A look at economic developments and activity in major stock markets around the world Thursday:
PARIS _ Recovery in developed economies will accelerate next year due to "substantial improvements" in financial markets and fast-growing Asian countries, but is likely to remain fragile, the Organization for Economic Cooperation and Development said as it doubled its 2010 growth forecast.
The Paris-based watchdog's chief economist, Jorgen Elmeskov, told a news conference that the recovery has been mostly driven by government stimulus measures and interest rate cuts.
Still, the recovery will remain modest next year, with the U.S. and Japan outpacing Europe, the OECD report said.
LONDON _ U.K. retail sales rose in October but lending conditions remained tight.
The 3 percent rise in retail sales was the best figure since August of last year and due largely to a 3.9 percent boost to food sales, the Office for National Statistics said.

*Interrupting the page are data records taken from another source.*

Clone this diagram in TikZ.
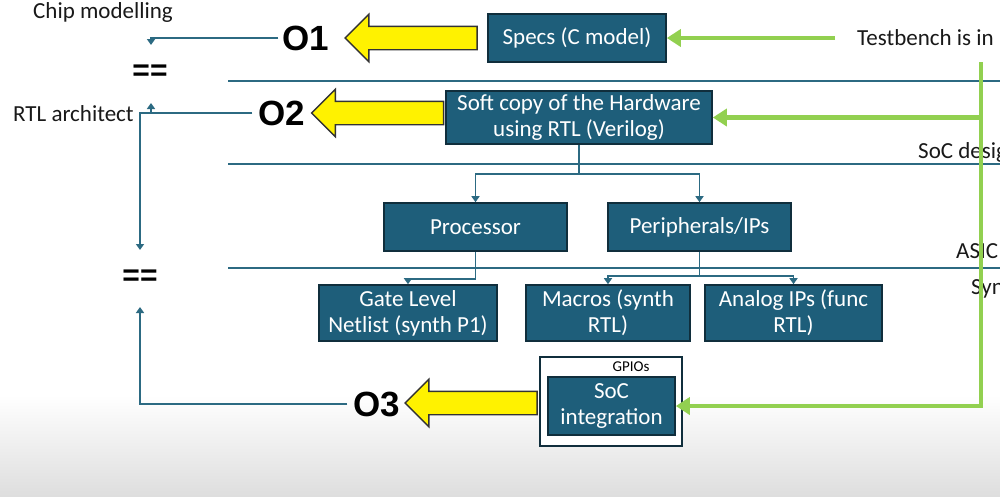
\documentclass[tikz,border=0pt]{standalone}
\usepackage{fontspec}
\setmainfont{Carlito}
\newfontfamily\headfont{Liberation Sans}
\usetikzlibrary{arrows.meta,positioning,shapes.arrows}
\definecolor{boxfill}{RGB}{30,94,122}
\definecolor{boxline}{RGB}{16,46,60}
\definecolor{lncol}{RGB}{44,106,130}
\definecolor{tbgreen}{RGB}{146,208,80}

\begin{document}
\begin{tikzpicture}[
    x=1pt, y=-1pt,
    font=\fontsize{23}{26}\selectfont,
    box/.style={rectangle, draw=boxline, line width=1.6pt, fill=boxfill, text=white,
                align=center, inner sep=2pt},
    gpiobox/.style={rectangle, draw=boxline, line width=1.6pt, fill=white},
    lbl/.style={anchor=base west, inner sep=0pt, text=black!90},
    obj/.style={font=\headfont\bfseries\fontsize{35}{35}\selectfont, inner sep=0pt},
    eqs/.style={font=\headfont\bfseries\fontsize{30}{30}\selectfont, inner sep=0pt},
    yarrow/.style={single arrow, shape border rotate=180, draw=black!80, line width=1.4pt,
                   fill=yellow, minimum height=132pt, inner sep=11pt,
                   single arrow head extend=12pt},
    ln/.style={draw=lncol, line width=1.7pt},
    arr/.style={ln, -{Triangle[length=6pt, width=8pt]}},
    grn/.style={draw=tbgreen, line width=4.5pt, -{Triangle[length=14pt, width=17pt]}}
]
\useasboundingbox (0,0) rectangle (1000,496);
\clip (0,0) rectangle (1000,496);

% ---- Background ----
\fill[white] (0,0) rectangle (1000,496);
\shade[top color=white, bottom color=black!13] (0,395) rectangle (1000,496);

% ---- Level separators ----
\draw[ln] (228,81) -- (1000,81);
\draw[ln] (228,164) -- (1000,164);
\draw[ln] (228,268) -- (1000,268);

% ---- Side labels ----
\node[lbl] (chipmod) at (33,18) {Chip modelling};
\node[lbl] (rtlarch) at (13,121) {RTL architect};
\node[lbl] (tbtext) at (857,45) {Testbench is in};
\node[lbl] (socdes) at (918,158) {SoC design};
\node[lbl] (asic) at (956,258) {ASIC};
\node[lbl] (syn) at (971,294) {Synthesis};
\node[eqs] (eqtop) at (150,73) {==};
\node[eqs] (eqbot) at (140,278) {==};

% ---- Boxes ----
\node[box, minimum width=178pt, minimum height=48pt] (specs) at (577,38) {Specs (C model)};
\node[box, minimum width=266pt, minimum height=53pt] (softcopy) at (579,117.5)
    {Soft copy of the Hardware\\using RTL (Verilog)};
\node[box, minimum width=183pt, minimum height=48pt] (proc) at (475.5,227) {Processor};
\node[box, minimum width=183pt, minimum height=48pt] (periph) at (699.5,227) {Peripherals/IPs};
\node[box, minimum width=178pt, minimum height=56pt] (gate) at (408,313)
    {Gate Level\\Netlist (synth P1)};
\node[box, minimum width=164pt, minimum height=56pt] (macros) at (608,313)
    {Macros (synth\\RTL)};
\node[box, minimum width=177pt, minimum height=56pt] (analog) at (793.5,313)
    {Analog IPs (func\\RTL)};
\node[gpiobox, minimum width=142pt, minimum height=89pt] (gpio) at (611,401.5) {};
\node[font=\fontsize{15}{15}\selectfont, inner sep=0pt] (gpiotxt) at (631,367) {GPIOs};
\node[box, minimum width=127pt, minimum height=58pt] (soc) at (611.5,406)
    {SoC\\integration};

% ---- Outputs ----
\node[yarrow] (y1) at (417,38) {};
\node[yarrow] (y2) at (383.5,113) {};
\node[yarrow] (y3) at (477,403) {};
\node[obj] (o1) at (306,38) {O1};
\node[obj] (o2) at (282,113) {O2};
\node[obj] (o3) at (377,404) {O3};

\coordinate (c1) at (151,45);
\coordinate (c2) at (140,250);
\coordinate (c2a) at (151,113);
\coordinate (c2b) at (151,103);
\coordinate (c3) at (140,307);
\draw[arr] ([xshift=-4pt]o1.west) -| (c1);
\draw[arr] ([xshift=-6pt]o2.west) -| (c2);
\draw[arr] (c2a) -- (c2b);
\draw[arr] ([xshift=-6pt]o3.west) -| (c3);

% ---- Hierarchy ----
\draw[arr] (softcopy.south) -- ++(0,29) -| (proc.north);
\draw[arr] (softcopy.south) -- ++(0,29) -| (periph.north);
\draw[arr] (proc.south) -- ++(0,27) -| (gate.north);
\draw[arr] (periph.south) -- ++(0,24) -| (macros.north);
\draw[arr] (periph.south) -- ++(0,24) -| (analog.north);

% ---- Testbench ----
\coordinate (gtop) at (981,62);
\draw[grn] ([xshift=-22pt]tbtext.west |- specs.east) -- (specs.east);
\draw[grn] (gtop) |- (soc.east);
\draw[grn] (gtop |- softcopy.east) -- (softcopy.east);

\end{tikzpicture}
\end{document}
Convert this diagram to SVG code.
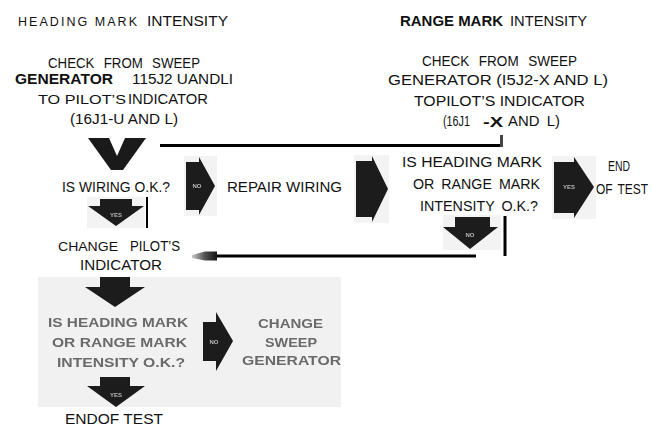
<svg xmlns="http://www.w3.org/2000/svg" width="652" height="427" viewBox="0 0 652 427">
<style>
text{font-family:"Liberation Sans",Arial,sans-serif;fill:#111;font-size:14px}
.s{font-size:12.5px}
.b{font-weight:bold}
.lbl{font-size:6px;font-weight:bold;fill:#bbb;text-anchor:middle}
.arr{fill:#1a1a1a}
.abox{fill:#f3f3f3}
.g text{fill:#6a6a6a;font-weight:bold;font-size:13px}
.conn{stroke:#000;stroke-width:3;fill:none}
</style>
<defs>
<filter id="blur" x="-5%" y="-5%" width="110%" height="110%"><feGaussianBlur stdDeviation="0.7"/></filter>
<filter id="soft" x="-10%" y="-10%" width="120%" height="120%"><feGaussianBlur stdDeviation="0.5"/></filter>
<linearGradient id="stub" x1="0" y1="0" x2="1" y2="0"><stop offset="0" stop-color="#c8c8c8"/><stop offset="0.5" stop-color="#555"/><stop offset="1" stop-color="#111"/></linearGradient>
</defs>
<rect width="652" height="427" fill="#fff"/>

<g id="title-left">
<text class="s" x="18" y="26" textLength="119" lengthAdjust="spacing">HEADING MARK</text>
<text x="147" y="26" font-size="15" textLength="81" lengthAdjust="spacingAndGlyphs">INTENSITY</text>
</g>
<g id="title-right">
<text class="b" x="400" y="26" font-size="13.5" textLength="103" lengthAdjust="spacingAndGlyphs">RANGE MARK</text>
<text x="510" y="26" textLength="77" lengthAdjust="spacingAndGlyphs">INTENSITY</text>
</g>

<g id="check-left">
<text x="48" y="68" font-size="14.5" textLength="152" lengthAdjust="spacingAndGlyphs" word-spacing="6">CHECK FROM SWEEP</text>
<text class="b" x="15" y="84" font-size="14.5" textLength="98" lengthAdjust="spacingAndGlyphs">GENERATOR</text>
<text x="132" y="84" font-size="14.5" textLength="101" lengthAdjust="spacingAndGlyphs">115J2 UANDLI</text>
<text class="s" x="38" y="104" font-size="13.5" textLength="88" lengthAdjust="spacingAndGlyphs">TO PILOT’S</text>
<text x="128" y="104" font-size="15" textLength="80" lengthAdjust="spacingAndGlyphs">INDICATOR</text>
<text x="70" y="124" font-size="15" textLength="108" lengthAdjust="spacingAndGlyphs">(16J1-U AND L)</text>
</g>

<g id="check-right">
<text x="422" y="66" font-size="14.5" textLength="155" lengthAdjust="spacingAndGlyphs" word-spacing="6">CHECK FROM SWEEP</text>
<text x="388" y="85" font-size="15" textLength="220" lengthAdjust="spacingAndGlyphs">GENERATOR (I5J2-X AND L)</text>
<text x="414" y="106" font-size="15" textLength="171" lengthAdjust="spacingAndGlyphs">TOPILOT’S INDICATOR</text>
<text x="443" y="126" font-size="14" textLength="27" lengthAdjust="spacingAndGlyphs">(16J1</text>
<text class="b" x="483" y="127" font-size="15" textLength="20" lengthAdjust="spacingAndGlyphs">-X</text>
<text x="508" y="126" font-size="14" textLength="52" lengthAdjust="spacingAndGlyphs" word-spacing="3">AND L)</text>
</g>

<g id="wiring-q">
<polygon class="arr" points="88,138 109,138 117,156 125,138 146,138 123,170 111,170"/>
<text x="62" y="192" font-size="14.5" textLength="108" lengthAdjust="spacingAndGlyphs">IS WIRING O.K.?</text>
</g>

<g id="arrow-no-1" filter="url(#soft)">
<rect class="abox" x="184" y="156" width="33" height="60"/>
<polygon class="arr" points="186,162 199,162 199,157 215,186 199,215 199,210 186,210"/>
<text class="lbl" x="197" y="188">NO</text>
</g>

<g id="repair-wiring">
<text x="227" y="192" font-size="15" textLength="115" lengthAdjust="spacingAndGlyphs">REPAIR WIRING</text>
</g>

<g id="arrow-2" filter="url(#soft)">
<rect class="abox" x="354" y="155" width="35" height="68"/>
<polygon class="arr" points="356,161 372,161 372,156 388,189 372,222 372,217 356,217"/>
</g>

<g id="intensity-q1">
<text x="402" y="167" font-size="15" textLength="140" lengthAdjust="spacingAndGlyphs">IS HEADING MARK</text>
<text x="413" y="189" font-size="15" textLength="127" lengthAdjust="spacingAndGlyphs" word-spacing="3">OR RANGE MARK</text>
<text x="420" y="211" font-size="15" textLength="118" lengthAdjust="spacingAndGlyphs" word-spacing="3">INTENSITY O.K.?</text>
</g>

<g id="arrow-yes-1" filter="url(#soft)">
<rect class="abox" x="552" y="156" width="44" height="63"/>
<polygon class="arr" points="554,162 574,162 574,157 594,187 574,218 574,213 554,213"/>
<text class="lbl" x="569" y="189">YES</text>
</g>

<g id="end-test-1">
<text x="608" y="171" font-size="15" textLength="22" lengthAdjust="spacingAndGlyphs">END</text>
<text x="596" y="194" font-size="13" textLength="52" lengthAdjust="spacingAndGlyphs" word-spacing="2">OF TEST</text>
</g>

<g id="arrow-yes-2" filter="url(#soft)">
<rect class="abox" x="87" y="197" width="58" height="31"/>
<polygon class="arr" points="100,199 132,199 132,206 144,206 116,226 88,206 100,206"/>
<text class="lbl" x="116" y="217">YES</text>
</g>

<g id="arrow-no-2" filter="url(#soft)">
<rect class="abox" x="443" y="215" width="58" height="35"/>
<polygon class="arr" points="455,217 490,217 490,227 498,227 470,249 443,227 455,227"/>
<text class="lbl" x="470" y="237">NO</text>
</g>

<g id="change-indicator">
<text class="s" x="58" y="251" font-size="13" textLength="60" lengthAdjust="spacingAndGlyphs">CHANGE</text>
<text x="130" y="251" font-size="15" textLength="50" lengthAdjust="spacingAndGlyphs">PILOT’S</text>
<text x="80" y="270" font-size="15" textLength="82" lengthAdjust="spacingAndGlyphs">INDICATOR</text>
</g>

<g id="connectors">
<line class="conn" x1="160" y1="145.5" x2="502" y2="145.5"/>
<line x1="501.5" y1="135" x2="501.5" y2="147" stroke="#444" stroke-width="3"/>
<line x1="147" y1="197" x2="147" y2="228" stroke="#000" stroke-width="2"/>
<line class="conn" x1="505" y1="216" x2="505" y2="256"/>
<line class="conn" x1="476" y1="256" x2="216" y2="256"/>
<polygon points="192,255 205,251.5 217,251.5 217,260.5 205,260.5 192,258" fill="url(#stub)"/>
</g>

<g id="lower-block">
<rect x="38" y="277" width="303" height="130" fill="#f1f1f1"/>
<g class="g" filter="url(#blur)">
<polygon class="arr" points="100,277 130,277 130,287 145,287 115,307 85,287 100,287"/>
<text x="48" y="327" textLength="140" lengthAdjust="spacingAndGlyphs">IS HEADING MARK</text>
<text x="52" y="347" textLength="135" lengthAdjust="spacingAndGlyphs">OR RANGE MARK</text>
<text x="57" y="367" textLength="128" lengthAdjust="spacingAndGlyphs">INTENSITY O.K.?</text>
<polygon class="arr" points="203,322 216,322 216,312 233,341 216,371 216,361 203,361"/>
<text x="214" y="344" style="font-size:6px;fill:#bbb;text-anchor:middle">NO</text>
<text x="258" y="328" textLength="65" lengthAdjust="spacingAndGlyphs">CHANGE</text>
<text x="265" y="347" textLength="52" lengthAdjust="spacingAndGlyphs">SWEEP</text>
<text x="242" y="365" textLength="99" lengthAdjust="spacingAndGlyphs">GENERATOR</text>
<polygon class="arr" points="100,377 130,377 130,386 145,386 116,407 87,386 100,386"/>
<text x="116" y="397" style="font-size:6px;fill:#bbb;text-anchor:middle">YES</text>
</g>
</g>

<g id="end-test-2">
<text x="65" y="424" font-size="14.5" textLength="98" lengthAdjust="spacingAndGlyphs">ENDOF TEST</text>
</g>
</svg>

However, separate figures showed the flow of credit in the British economy had not yet recovered from the credit crunch and threatened any rebound in growth.
The Bank of England said lending to British businesses shrank by 4.6 percent in September, driving the 12-month growth rate to a record low of minus 6 percent.
Major banks expect subdued demand for new lending through the fourth quarter, the Bank said.
In European trading, the FTSE 100 index of leading British shares closed down 1.4 percent, Germany's DAX fell 1.5 percent and the CAC-40 in France ended 1.8 percent lower.
TOKYO _ Asian stock markets were mixed. Japan's Nikkei 225 stock average lost 1.3 percent _ its seventh straight day of decline as investors succumbed to jitters about a possible glut of new bank shares after Mitsubishi UFJ announced plans to raise capital. Hong Kong's Hang Seng fell 0.9 percent, while Taiwan's benchmark shed 0.1 percent and Indonesia's market was 0.6 percent lower.
Other markets fared better: South Korea's Kospi added 1 percent to lead the region, China's Shanghai index rose 0.5 percent and shares in Singapore closed up 0.6 percent.
PARIS _ France risks attracting the ire of its European neighbors when it unveils plans to raise tens of billions of euros in new borrowing just as its EU partners are being urged to begin reining in the stimulus packages that caused deficits and debts to skyrocket.
Electric cars, wind power and broadband Internet are among the industries already lining up for their share of France's so-called "Big Loan" program, a euro35 billion ($52 billion) public spending plan dreamt up by President Nicolas Sarkozy as a way to fuel France's long-term economic growth.
FRANKFURT _ German employment fell slightly in the third quarter compared with the prior three months and from a year earlier, the Federal Statistical Office said.
SINGAPORE _ Singapore said its economy would expand as little as 3 percent in 2010, well below the high growth rates of past years because of a sluggish recovery in the U.S. and other developed countries.
Meanwhile, the city-state said gross domestic product expanded an annualized 14.2 percent in the third quarter following a jump of 21.7 percent the previous quarter.
AMSTERDAM _ The Dutch government announced a new euro4.4 billion ($6.5 billion) bailout package for nationalized bank ABN Amro, intended to help the bank restructure and return to a strong financial position ahead of an eventual sale or return to the stock market.
The bailout comes on top of a euro2.4 billion cash injection in June and the euro16.8 billion the state paid to buy the banks' Dutch businesses to save them from an impending bankruptcy in October 2008.
LONDON _ The British government proposed tough new banking laws that would give the country's main financial watchdog the power to claw back bonuses that breach internationally agreed rules, among other powers.
The heavy-hitting proposals reflect an increased effort by Prime Minister Gordon Brown's ruling Labour Party to tackle banking reform ahead of a general election next year.
The bill will be debated on Nov. 26 and lawmakers in the House of Commons may vote on it as early as next month.
OSLO _ Norway's largest financial group, DnB NOR ASA, said shareholders approved a 14 billion kroner ($2.5 billion) rights issue to offset losses suffered during the financial crisis.
The rights issue is being underwritten by a syndicate of banks, including Morgan Stanley, and supported by DnB NOR's largest shareholders, among them the Norwegian government with a 34 percent stake.